Not fancy yet absolutely perfect, Summit Lake Lodge kicked me back in time to childhood road trips across the greater Pacific Northwest. Knotty wood paneling brightened our tiny but very serviceable room, complete with private bathroom and shower, and even though we made AK Kid sleep on the floor, everybody was comfy and cozy. No phones, no internet, and no television meant prime family time as we played games, went for walks, and did a little fishing on the lake’s glassy water. Henderson says the lodge is scheduled for a complete renovation in appearance and style over the next year, where guests will be treated to an all-inclusive resort rather than the current motel model; meals, activities, and social hours will be a part of one package price still in negotiation.
No kitchenette and no refrigerator meant we had to rely on a cooler of snacks and beverages and utilize the lodge’s restaurant for some meals, but the food was good and kind attention by staff made a world of difference. Boasting a menu full of favorites, eating at the lodge meant we were assured a hot meal during the stormy days, and good company in the tide of travelers who stopped by.
Our first few hours at Summit Lake were spent exploring property's perimeter; a main reason for the restaurant’s popularity is due to the Tenderfoot Campground, an easy half-mile stroll away. Tenderfoot is operated by the Chugach National Forest and has been completely refurbished for the 2010 camping season, clearly in evidence as we walked in awe among brand new site pads, gravel pathways, and five walk-in sites that come complete with bear-proof lockers. Three day-use sites are along the shoreline in full view of the mountains and lake, perfect for casting a line to catch Dolly Varden or Rainbow Trout from a canoe. That’s my kind of fishing.
We didn’t stay quiet for long, however. The road beckoned and we responded the next morning, heading south to Tern Lake, a much-photographed bird hangout at the junction of Sterling and Seward Highways. Not just a turnout, Tern Lake is also a beautiful spot to picnic, walk the new gravel paths towards Dave's Creek and the lake (where a number of beavers work daily), or amble up Old Sterling Highway where hundreds of autos once accessed nearby Cooper Landing. It’s an interesting spot; birds and moose frequent the area and a walk up the old highway grade offered some insight to transportation many years before RV’s and trucks powered through with nary a glance backward. It’s worth a stop.

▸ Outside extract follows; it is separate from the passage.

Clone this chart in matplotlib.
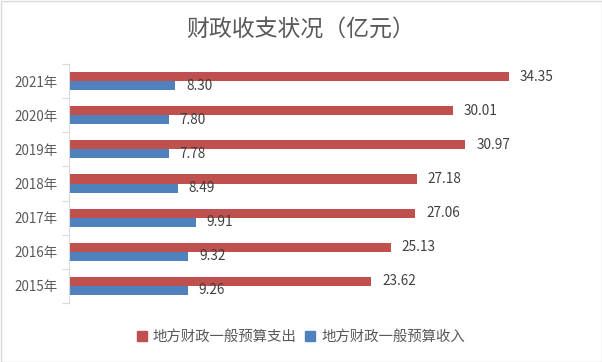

About eight miles west of Tern Lake is the bustling community of Cooper Landing simply teeming with people and fish, and where we combined scenery with action, thanks for Alaska Wildland Adventures. A 30-year veteran of all things outdoor, AWA launches daily rafting trips from its Kenai Riverside Lodge through the picturesque Kenai National Wildlife Refuge. Offering guests the option of a two or five-hour float complete with narration by an experienced guide, our shorter trip down the Kenai was absolutely perfect with eagles, sunshine, and currents swift enough to be exciting but mild enough so my mother-radar wasn't too alarmed. In the span of two hours our guide Rachel provided us with a snapshot of the river and its wildlife (human or otherwise), something most folks miss while restricting themselves to cruising the roadways. Meandering streams, leaping salmon, and the occasional splash of water against our raft elicited a calmness not often found during the frenzy of fishing season.
To round out our Cooper Landing visit, we stopped by the quaint Cooper Landing Museum, home to a wonderful display of the area's rich history and (AK Kid wanted me to be sure and mention this) the complete skeleton of a brown bear reconstructed by local school children. An adjacent building, once the community store, houses artifacts from homesteaders and held our attention for some time. The day came to a close at the Quartz Creek boat launch and day-use area, where AK Dad and I plunked down our camp chairs on a pebbly shore in a mountain paradise, leaving AK Kid to amuse himself by skipping flat rocks into the brilliant blue water of Kenai Lake. A final overnight at Summit Lake Lodge and we were home the next day by lunchtime, refreshed from our clandestine getaway.
It wasn't the trip we had expected, but in the best way possible. Real, simple, Alaska.